Il blocco dei contratti pubblici fino al 2015 è una misura spiacevole ma giusta. Spiacevole soprattutto se si pensa ad alcuni segmenti del settore pubblico come quelli riguardanti la sicurezza e la salute dei cittadini. Non si può però non notare come le dinamiche salariali sono ferme o in decrescita anche nel settore privato e come il settore pubblico non abbia brillato per un evoluzione positiva negli ultimi anni.

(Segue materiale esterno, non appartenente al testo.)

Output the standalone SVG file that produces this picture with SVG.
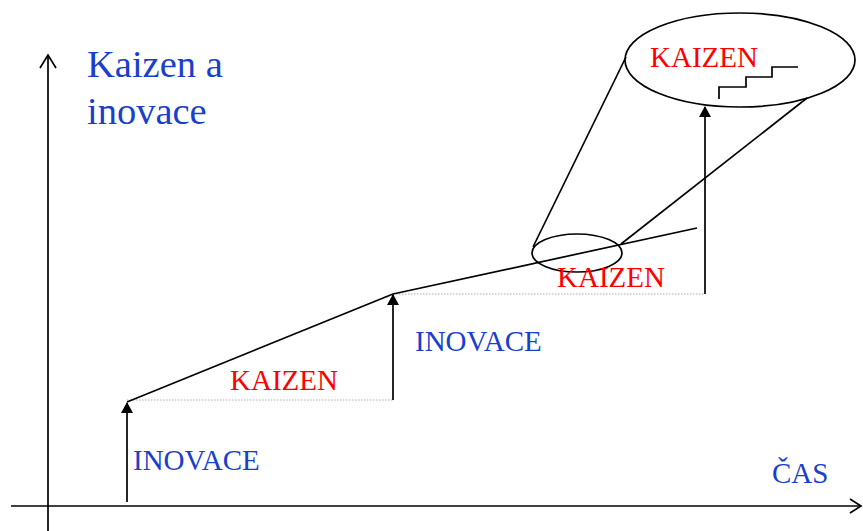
<svg xmlns="http://www.w3.org/2000/svg" width="863" height="531" viewBox="0 0 863 531">
<style>
.ln{stroke:#000;stroke-width:1.7;fill:none}
.dot{stroke:#aaa;stroke-width:1;stroke-dasharray:1.5 1.5;fill:none}
.t{font-family:"Liberation Serif","Times New Roman",serif;font-size:29px}
.blue{fill:#1a3fcc}
.red{fill:#ff0000}
.title{font-family:"Liberation Serif","Times New Roman",serif;font-size:38.5px;fill:#1a3fcc}
</style>
<defs>
<marker id="fa" markerWidth="11" markerHeight="12" refX="10" refY="6" orient="auto" markerUnits="userSpaceOnUse" viewBox="0 0 11 12">
<path d="M0,0 L11,6 L0,12 Z" fill="#000"/>
</marker>
</defs>
<g id="axes">
<line class="ln" x1="48" y1="56" x2="48" y2="531"/>
<polyline class="ln" points="40,68 48,55 56,68"/>
<line class="ln" x1="11" y1="506" x2="860" y2="506"/>
<polyline class="ln" points="850,499 861,506 850,513"/>
</g>
<g id="title">
<text class="title" x="87" y="77">Kaizen a</text>
<text class="title" x="87" y="124">inovace</text>
</g>
<g id="connectors">
<line class="dot" x1="127" y1="400" x2="393" y2="400"/>
<line class="dot" x1="393" y1="294" x2="705" y2="294"/>
<line class="ln" x1="127" y1="502" x2="127" y2="403" marker-end="url(#fa)"/>
<line class="ln" x1="393" y1="400" x2="393" y2="295" marker-end="url(#fa)"/>
<line class="ln" x1="705" y1="294" x2="705" y2="107" marker-end="url(#fa)"/>
<line class="ln" x1="127" y1="402" x2="393" y2="294"/>
<line class="ln" x1="393" y1="294" x2="697" y2="228"/>
<line class="ln" x1="626" y1="57" x2="533" y2="247"/>
<line class="ln" x1="807" y1="98" x2="621" y2="244"/>
</g>
<g id="small-ellipse">
<ellipse class="ln" cx="577" cy="253" rx="45" ry="19"/>
</g>
<g id="big-ellipse">
<ellipse class="ln" cx="740" cy="60" rx="115" ry="47"/>
<text class="t red" x="650" y="67">KAIZEN</text>
<polyline class="ln" points="719,99 719,87 746,87 746,77 772,77 772,67 798,67"/>
</g>
<g id="label-inovace-1"><text class="t blue" x="133" y="470">INOVACE</text></g>
<g id="label-kaizen-1"><text class="t red" x="230" y="390">KAIZEN</text></g>
<g id="label-inovace-2"><text class="t blue" x="415" y="351">INOVACE</text></g>
<g id="label-kaizen-2"><text class="t red" x="557" y="287">KAIZEN</text></g>
<g id="label-cas"><text class="t blue" x="772" y="483">ČAS</text></g>
</svg>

In un momento in cui il rapporto deficit/Pil si è impennato soprattutto per la flessione del secondo termine, in cui in Spagna si sono tagliate le tredicesime e in Grecia si è fatto anche peggio, non poter concedere aumenti salariali è un segnale di realtà.
Verrebbe quasi da chiedersi dov’è la notizia e qual è la ragione di questo clamore, se non conoscessimo come una minoranza agguerrita riesca spesso a creare agitazione con la complicità più o meno esplicita dei mass media.
A differenza di quanto si pensa, il problema nel settore pubblico non è la scarsità delle risorse, visto che si sono visti incentivi “a pioggia”, ticket anche a 14 euro in Regione Lombardia o facilmente stipendi sopra i 200mila euro, semmai si tratta di discutere della distribuzione di queste risorse.
Un altro problema è rappresentato dal sistema di regole e dal modo in cui vengono o meno applicate. Nei meandri del diritto amministrativo e nella capacità di applicarlo o violarlo a proprio piacimento stanno molte delle difficoltà per rendere il settore pubblico un buon posto dove lavorare. Un sistema in cui per cambiare una procedura banale bisogna aspettare un decreto legge/decreto attuativo/pronunciamento di tar, consiglio di stato e tanto tempo.
Come fare per scardinare questi due problemi? Nel primo caso ci si scontra contro la foresta pietrificata dei diritti acquisiti, nel secondo si tratta di creare una cultura e un incentivo alla semplificazione. Due problemi enormi, diffusi anche nel settore privato (almeno nelle grandi aziende). Due problemi che rimandano ad un fortissimo cambiamento culturale per cui forse occorrerà saltare una generazione per vedere una soluzione.
Non stupisce nemmeno l’alzata di scudi dei sindacati e di parte della politica che, salvo lodevoli eccezioni, non riescono a staccarsi da un modello di lotta al datore di lavoro che aveva senso negli anni 60, ma che nella competizione globale porta solo a un continuo arretramento del benessere collettivo e della qualità del lavoro.
Un sindacato e una politica moderni avrebbero invece un compito a mio avviso abbastanza diverso. Dovrebbero controllare e fare pressione perché si verifichi la bontà delle nomine, perché si aumenti la qualità del lavoro, perché si faccia innovazione cambiando norme arcaiche e inique, perché si semplifichi, perché si eliminino gli sprechi, perché si puniscano gli illeciti e perché venga data responsabilità ai buoni dirigenti pubblici che ci sono.
Questo poco ha a che fare con l’aumento degli stipendi, ma molto di più con il rispetto di chi lavora nel pubblico, con la capacità di risolvere problemi reali del cittadino, con la passione di essere utili alla comunità.
Preoccupa invece l’annuncio del Governo di centinaia di migliaia di assunzioni nella scuola che, abbinate al blocco degli stipendi, rischiano di attirare solo capitale umano poco qualificato. Allo stesso modo preoccupano i blocchi dei contratti pubblici che, abbinati al blocco del turnover, rischiano di rendere chi lavora nel settore pubblico ancora meno motivato. Il pubblico ha bisogno di persone di qualità, degnamente retribuite. Perché questo succeda servirà molto impegno da parte di tutti. Trovare nemici immaginari o bloccare il lavoro servirà solo ad allontanare il traguardo.